А страна тем временем впадала в анархию. Всюду вспыхивали продовольственные беспорядки. Помещичьи усадьбы пылали. В армии начался полный развал. Не желая получать никаких контрибуций и аннексий от немцев, солдаты стремительно наступали на собственный тыл, надеясь на родине аннексировать чужие земли и наложить контрибуцию на капиталистов.
И прекраснодушная благородная чуткая интеллигенция, так искренно гордившаяся своей февральской бескровной революцией, куда-то исчезла, скрылась за тюлевые занавески квартир, чтобы не расшатывать нервы при виде насилий и крови. Даже глава либеральных интеллигентов Милюков, говоривший что-то неясное о необходимости примириться с Корниловым, в конце концов смолк, удалившись в свой кабинет и начав собирать добавочные материалы для истории русской культуры и для повести временных лет о том, как русская земля развалилась.

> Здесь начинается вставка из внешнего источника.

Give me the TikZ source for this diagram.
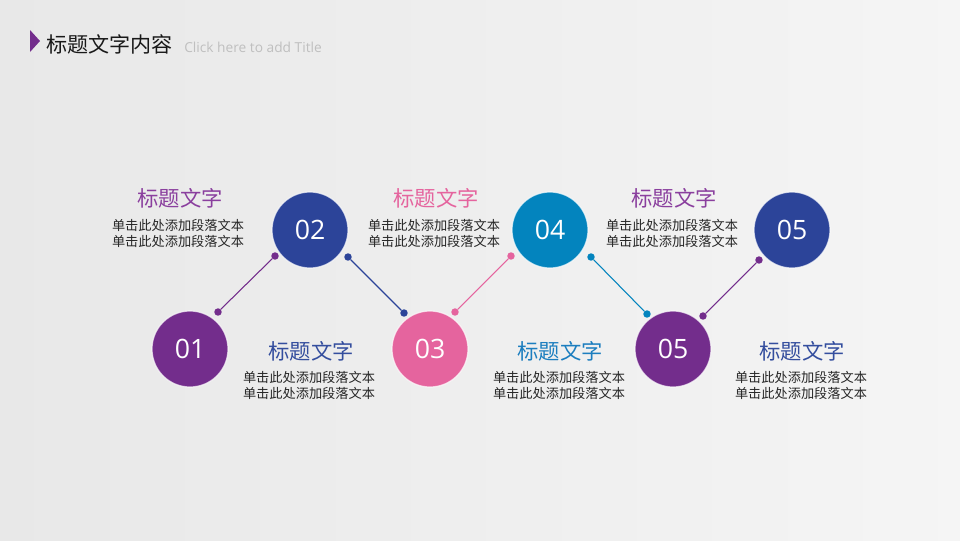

Наступил октябрь. Большевики с каждым днем укрепляли свои позиции. Организовался «Военно-революционный комитет» во главе с Троцким. Создалась «Красная гвардия». Вернувшийся из Финляндии Ленин появлялся сначала на собраниях, загримированным под милого старичка с темными очками на носу, но затем сбросил и парик, и очки, видя, что на действительность можно безбоязненно смотреть без всяких очков.
Цитаделью большевиков стал Смольный институт. Здание превратили в крепость, повсюду расставили пулеметы, у входа установили орудия. А вражеским опорным пунктом, где разместилось Временное правительство, сделался Зимний дворец. Его тоже нужно было охранять кем-то. Но так как в свое время помощь генералов Корнилова и Крымова Временному правительству показалась опасной, то теперь для охраны были приглашены все оставшиеся верными петербургские воинские части: юнкера и ударный женский батальон.
Под прикрытием этих-то сил, особенно рассчитывая на женщин, шестнадцать министров во главе с Керенским и выжидали развития событий.
Между тем обывательская жизнь в Петербурге шла своим чередом, несмотря на лишения, затруднения и всеобщую бестолковщину. Хотя все видели, как крепнет положение большевиков, однако мало кто чувствовал, что трагическая развязка близка. К лидерам большевизма относились с такой же иронией и с таким же презрением, как и к министрам Временного правительства. Помню, как-то в нашем «Утре», заменившем «Новое время», я поместил шутливый фельетон о будущей большевицкой власти в России, с премьер-министром Лениным и с военным министром Троцким-Бронштейном. Фельетон читателям как будто понравился. Однако, один из них при встрече со мною заметил:
– Написано забавно. Но, все-таки, это слишком большой шарж.
Нелепостей в нашем быту тогда проявлялось немало. В подкрепление малолетним милиционерам, все мужчины, квартиранты больших домов, обязаны были поочередно дежурить по ночам возле ворот.
Для этих дежурств выдавали ружья, внутрь которых никто не заглядывал – заряжены, или нет. Между прочим, на одном из подобных дежурств я познакомился со своим соседом-инженером, жившем на одной площадке с нашей квартирой. Три года мы прожили рядом и никогда не видели друг друга.
– Простите за вопрос… – как-то спросил он меня, боязливо опираясь на свое ружье. – Какая у вас специальность?
– Я сотрудничаю в «Новом времени».
– Ах, вот что. Понимаю. А то, знаете, однажды ваша кухарка пришла по какому-то делу к нашей, а на кухне в это время находилась моя жена. Жена, между прочим, спросила ее: «Скажите, чем занимается ваш барин?» А та отвечает: «Ничем. Сидит только и пишет».
Помимо дежурств, расстройства транспорта и продовольственных затруднений, порядочно хлопот доставляли нашей интеллигенции забастовки распропагандированной домашней прислуги. Очень часто прислуга скандалила, вела себя вызывающе, требуя восьмичасового рабочая дня, что для старого русского быта казалось потрясающим требованием. На долю нашей семьи выпал особый почет: наша кухарка Даша, та самая, которая считала, что я ничего не делаю, а только пишу, была избрана председательницей объединения прислуги Петербургской Стороны. Подобным избранием мы с женой были очень напуганы, но страх, к счастью, оказался напрасным. Даша явилась к нам торжествующая, гордая, и благосклонно заявила, обращаясь уже не со словами «барин» и «барыня», а по имени-отечеству:
– Имейте в виду, что я женщина справедливая и помню добро. Так как вы оба обращались со мной и с горничной вежливо и благородно, то мы будем служить вам как прежде. Но зато наш союз покажет другим экплоататорам кузькину мать!